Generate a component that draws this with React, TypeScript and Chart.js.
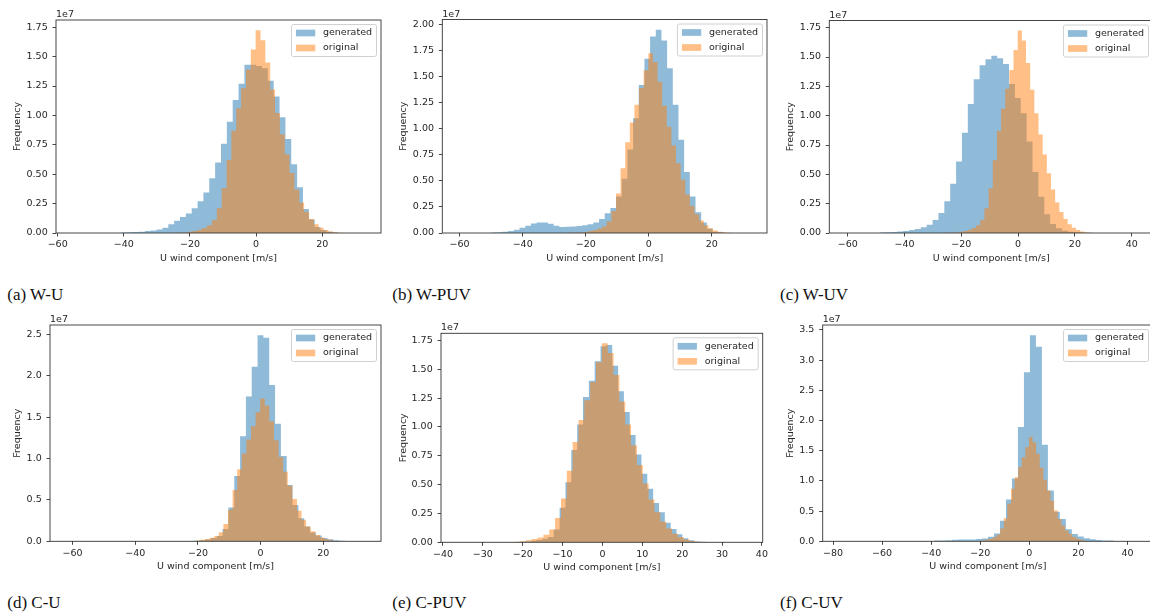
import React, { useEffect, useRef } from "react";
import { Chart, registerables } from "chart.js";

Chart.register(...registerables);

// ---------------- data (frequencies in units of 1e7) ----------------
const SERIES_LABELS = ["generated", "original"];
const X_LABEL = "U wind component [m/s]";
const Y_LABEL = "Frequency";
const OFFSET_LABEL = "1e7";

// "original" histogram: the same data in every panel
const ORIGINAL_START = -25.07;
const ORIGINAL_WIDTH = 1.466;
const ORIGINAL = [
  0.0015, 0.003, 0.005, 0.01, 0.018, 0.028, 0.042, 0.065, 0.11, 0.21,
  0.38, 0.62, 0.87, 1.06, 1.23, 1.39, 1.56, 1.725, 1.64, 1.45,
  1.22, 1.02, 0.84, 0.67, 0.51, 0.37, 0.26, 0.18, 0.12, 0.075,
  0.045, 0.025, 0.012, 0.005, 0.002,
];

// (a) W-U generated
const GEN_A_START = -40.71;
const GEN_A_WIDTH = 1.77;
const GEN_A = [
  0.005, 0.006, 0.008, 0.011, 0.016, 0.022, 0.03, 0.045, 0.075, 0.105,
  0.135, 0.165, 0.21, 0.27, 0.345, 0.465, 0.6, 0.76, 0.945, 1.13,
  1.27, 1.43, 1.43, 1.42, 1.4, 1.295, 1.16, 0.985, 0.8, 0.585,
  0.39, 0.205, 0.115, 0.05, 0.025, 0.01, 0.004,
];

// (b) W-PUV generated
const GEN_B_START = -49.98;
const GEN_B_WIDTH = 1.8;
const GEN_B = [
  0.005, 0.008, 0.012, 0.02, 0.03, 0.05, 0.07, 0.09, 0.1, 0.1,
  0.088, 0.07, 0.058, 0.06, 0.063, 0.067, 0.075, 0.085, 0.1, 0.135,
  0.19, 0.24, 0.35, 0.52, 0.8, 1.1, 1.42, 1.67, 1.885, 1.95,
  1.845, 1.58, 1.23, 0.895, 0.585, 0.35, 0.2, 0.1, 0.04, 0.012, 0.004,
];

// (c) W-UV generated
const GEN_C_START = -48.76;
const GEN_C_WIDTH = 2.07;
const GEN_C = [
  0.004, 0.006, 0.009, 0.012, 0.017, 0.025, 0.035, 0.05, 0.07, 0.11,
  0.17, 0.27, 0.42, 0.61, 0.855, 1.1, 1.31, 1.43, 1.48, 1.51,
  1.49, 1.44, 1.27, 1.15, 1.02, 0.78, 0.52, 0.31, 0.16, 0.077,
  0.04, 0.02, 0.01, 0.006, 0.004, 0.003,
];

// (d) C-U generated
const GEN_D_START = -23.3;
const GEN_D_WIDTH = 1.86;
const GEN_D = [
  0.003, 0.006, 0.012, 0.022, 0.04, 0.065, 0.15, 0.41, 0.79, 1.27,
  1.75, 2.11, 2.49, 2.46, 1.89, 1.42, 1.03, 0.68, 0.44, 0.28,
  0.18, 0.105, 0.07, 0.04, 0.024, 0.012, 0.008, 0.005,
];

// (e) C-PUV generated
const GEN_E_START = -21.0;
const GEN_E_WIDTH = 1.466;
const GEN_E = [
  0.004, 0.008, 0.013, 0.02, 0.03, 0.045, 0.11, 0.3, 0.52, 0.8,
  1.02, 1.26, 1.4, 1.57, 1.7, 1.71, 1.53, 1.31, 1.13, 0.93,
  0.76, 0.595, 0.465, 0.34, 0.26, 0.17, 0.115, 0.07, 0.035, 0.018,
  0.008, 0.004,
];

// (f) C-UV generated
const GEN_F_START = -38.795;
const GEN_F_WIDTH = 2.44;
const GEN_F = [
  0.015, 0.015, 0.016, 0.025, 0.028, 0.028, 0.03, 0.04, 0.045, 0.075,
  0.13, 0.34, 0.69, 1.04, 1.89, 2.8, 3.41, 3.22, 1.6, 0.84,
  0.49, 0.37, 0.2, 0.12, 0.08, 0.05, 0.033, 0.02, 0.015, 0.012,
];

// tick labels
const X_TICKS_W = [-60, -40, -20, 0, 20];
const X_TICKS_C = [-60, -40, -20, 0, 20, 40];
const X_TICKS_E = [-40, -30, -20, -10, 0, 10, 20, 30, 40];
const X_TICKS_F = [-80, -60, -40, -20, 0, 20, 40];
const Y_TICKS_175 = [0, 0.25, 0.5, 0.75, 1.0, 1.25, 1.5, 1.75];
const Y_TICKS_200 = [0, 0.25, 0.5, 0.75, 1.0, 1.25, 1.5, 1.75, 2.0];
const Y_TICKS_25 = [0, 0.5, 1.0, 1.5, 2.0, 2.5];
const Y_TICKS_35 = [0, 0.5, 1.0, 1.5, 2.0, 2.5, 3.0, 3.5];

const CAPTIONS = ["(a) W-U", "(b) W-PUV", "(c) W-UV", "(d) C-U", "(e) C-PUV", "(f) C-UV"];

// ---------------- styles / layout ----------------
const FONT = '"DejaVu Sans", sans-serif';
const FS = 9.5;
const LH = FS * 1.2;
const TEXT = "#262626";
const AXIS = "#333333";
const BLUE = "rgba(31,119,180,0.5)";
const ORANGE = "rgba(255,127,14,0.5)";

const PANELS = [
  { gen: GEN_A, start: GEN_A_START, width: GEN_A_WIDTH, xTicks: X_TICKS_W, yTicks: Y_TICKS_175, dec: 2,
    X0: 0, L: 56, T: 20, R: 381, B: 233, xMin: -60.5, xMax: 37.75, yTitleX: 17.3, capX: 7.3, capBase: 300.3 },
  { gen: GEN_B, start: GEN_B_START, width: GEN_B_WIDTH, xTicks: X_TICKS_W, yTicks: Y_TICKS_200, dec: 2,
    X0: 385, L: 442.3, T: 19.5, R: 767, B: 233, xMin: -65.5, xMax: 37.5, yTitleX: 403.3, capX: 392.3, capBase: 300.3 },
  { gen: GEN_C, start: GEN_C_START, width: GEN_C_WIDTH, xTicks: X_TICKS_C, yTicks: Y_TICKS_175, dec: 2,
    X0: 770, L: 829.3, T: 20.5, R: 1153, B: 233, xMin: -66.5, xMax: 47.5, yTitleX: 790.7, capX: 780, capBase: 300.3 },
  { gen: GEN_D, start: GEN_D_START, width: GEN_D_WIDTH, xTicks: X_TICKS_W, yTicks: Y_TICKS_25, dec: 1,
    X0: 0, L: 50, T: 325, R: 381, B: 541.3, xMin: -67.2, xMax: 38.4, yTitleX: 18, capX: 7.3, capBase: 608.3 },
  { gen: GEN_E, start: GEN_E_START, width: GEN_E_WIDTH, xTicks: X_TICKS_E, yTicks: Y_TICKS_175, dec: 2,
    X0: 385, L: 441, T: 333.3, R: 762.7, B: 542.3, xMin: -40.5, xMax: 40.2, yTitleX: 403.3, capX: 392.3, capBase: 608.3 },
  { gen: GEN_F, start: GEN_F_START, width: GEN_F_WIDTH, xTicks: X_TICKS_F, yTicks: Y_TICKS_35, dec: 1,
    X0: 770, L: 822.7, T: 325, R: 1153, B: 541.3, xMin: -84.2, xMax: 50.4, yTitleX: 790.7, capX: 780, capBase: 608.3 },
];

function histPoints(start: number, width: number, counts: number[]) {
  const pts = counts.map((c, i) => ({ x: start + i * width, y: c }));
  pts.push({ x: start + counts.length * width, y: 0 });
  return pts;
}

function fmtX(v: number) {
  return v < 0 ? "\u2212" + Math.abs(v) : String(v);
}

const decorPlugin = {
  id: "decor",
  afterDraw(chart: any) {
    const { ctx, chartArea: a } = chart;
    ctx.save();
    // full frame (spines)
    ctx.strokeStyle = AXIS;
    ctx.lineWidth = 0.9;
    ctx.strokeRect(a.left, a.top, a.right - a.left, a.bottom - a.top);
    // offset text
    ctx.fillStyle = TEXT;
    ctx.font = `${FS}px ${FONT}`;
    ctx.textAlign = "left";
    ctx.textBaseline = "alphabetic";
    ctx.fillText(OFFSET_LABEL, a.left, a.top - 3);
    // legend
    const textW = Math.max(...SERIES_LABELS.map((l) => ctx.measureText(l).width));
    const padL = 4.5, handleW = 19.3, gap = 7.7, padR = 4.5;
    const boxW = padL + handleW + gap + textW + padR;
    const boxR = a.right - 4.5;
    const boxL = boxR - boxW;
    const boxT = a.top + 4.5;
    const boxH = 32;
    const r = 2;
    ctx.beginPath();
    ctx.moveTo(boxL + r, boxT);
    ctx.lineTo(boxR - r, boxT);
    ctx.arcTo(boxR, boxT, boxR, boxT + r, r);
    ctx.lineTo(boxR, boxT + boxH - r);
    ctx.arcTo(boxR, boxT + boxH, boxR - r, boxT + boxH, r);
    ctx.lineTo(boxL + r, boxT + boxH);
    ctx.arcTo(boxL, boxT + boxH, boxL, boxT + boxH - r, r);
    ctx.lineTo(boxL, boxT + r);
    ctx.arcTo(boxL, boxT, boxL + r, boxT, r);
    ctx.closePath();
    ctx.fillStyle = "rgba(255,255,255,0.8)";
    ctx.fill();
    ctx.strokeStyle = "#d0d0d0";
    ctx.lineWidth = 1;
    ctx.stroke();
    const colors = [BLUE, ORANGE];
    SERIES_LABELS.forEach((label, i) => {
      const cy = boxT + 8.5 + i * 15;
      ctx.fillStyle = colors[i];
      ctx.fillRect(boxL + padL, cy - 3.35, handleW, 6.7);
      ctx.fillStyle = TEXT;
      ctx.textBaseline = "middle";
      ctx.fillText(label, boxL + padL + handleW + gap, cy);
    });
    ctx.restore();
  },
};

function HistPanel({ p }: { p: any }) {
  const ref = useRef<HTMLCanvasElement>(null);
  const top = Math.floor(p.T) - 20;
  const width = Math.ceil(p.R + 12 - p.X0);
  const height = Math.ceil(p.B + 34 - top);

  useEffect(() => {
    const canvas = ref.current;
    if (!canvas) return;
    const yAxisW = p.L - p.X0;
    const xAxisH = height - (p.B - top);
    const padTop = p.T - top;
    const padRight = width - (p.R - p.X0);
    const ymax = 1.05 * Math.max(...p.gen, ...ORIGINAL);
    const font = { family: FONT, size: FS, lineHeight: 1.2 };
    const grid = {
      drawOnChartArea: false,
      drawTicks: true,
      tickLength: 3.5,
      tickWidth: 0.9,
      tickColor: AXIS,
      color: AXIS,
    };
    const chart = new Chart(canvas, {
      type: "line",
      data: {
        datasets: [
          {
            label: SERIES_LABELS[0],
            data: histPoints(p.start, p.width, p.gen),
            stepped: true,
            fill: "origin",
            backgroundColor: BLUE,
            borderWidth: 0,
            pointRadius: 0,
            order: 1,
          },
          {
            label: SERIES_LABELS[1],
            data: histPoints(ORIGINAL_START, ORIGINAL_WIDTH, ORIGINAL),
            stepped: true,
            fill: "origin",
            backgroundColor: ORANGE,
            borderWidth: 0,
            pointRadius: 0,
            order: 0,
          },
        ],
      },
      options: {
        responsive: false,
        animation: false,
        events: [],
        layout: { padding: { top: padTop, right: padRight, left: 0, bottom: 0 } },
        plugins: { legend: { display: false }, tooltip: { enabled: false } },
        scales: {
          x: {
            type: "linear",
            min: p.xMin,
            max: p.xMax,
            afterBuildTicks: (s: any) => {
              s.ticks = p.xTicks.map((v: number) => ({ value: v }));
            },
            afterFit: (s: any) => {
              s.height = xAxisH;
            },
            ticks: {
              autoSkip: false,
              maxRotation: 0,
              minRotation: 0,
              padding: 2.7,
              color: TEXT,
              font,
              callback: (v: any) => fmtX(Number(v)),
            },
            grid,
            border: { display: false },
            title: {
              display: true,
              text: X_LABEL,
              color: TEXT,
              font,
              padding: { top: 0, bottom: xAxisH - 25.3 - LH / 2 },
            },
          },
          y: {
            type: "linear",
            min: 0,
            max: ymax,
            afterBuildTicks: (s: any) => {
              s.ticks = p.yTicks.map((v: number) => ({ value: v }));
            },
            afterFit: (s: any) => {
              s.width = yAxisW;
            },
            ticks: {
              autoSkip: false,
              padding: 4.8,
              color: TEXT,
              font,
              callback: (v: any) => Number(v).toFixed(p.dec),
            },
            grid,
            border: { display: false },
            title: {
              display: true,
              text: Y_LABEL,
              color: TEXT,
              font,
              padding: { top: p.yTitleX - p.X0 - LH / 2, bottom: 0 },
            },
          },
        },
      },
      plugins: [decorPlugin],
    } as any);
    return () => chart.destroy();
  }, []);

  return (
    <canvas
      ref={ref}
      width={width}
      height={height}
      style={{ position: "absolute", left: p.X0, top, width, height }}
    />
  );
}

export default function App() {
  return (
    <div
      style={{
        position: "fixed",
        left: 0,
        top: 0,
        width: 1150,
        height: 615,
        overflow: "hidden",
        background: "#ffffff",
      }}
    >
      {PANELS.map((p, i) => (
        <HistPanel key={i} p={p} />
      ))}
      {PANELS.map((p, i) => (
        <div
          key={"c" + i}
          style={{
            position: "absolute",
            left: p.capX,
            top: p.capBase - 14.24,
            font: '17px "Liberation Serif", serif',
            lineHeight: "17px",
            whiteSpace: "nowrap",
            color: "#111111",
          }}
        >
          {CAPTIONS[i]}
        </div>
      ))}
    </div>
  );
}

****************************************

PROBLEM TO WORK ON: Reproduce only the lines from the beginning of the data through the line that contains "Chart.register(...registerables);", both included, and please drop the pictures.

RESPONSE:
Generate a component that draws this with React, TypeScript and Chart.js.
import React, { useEffect, useRef } from "react";
import { Chart, registerables } from "chart.js";

Chart.register(...registerables);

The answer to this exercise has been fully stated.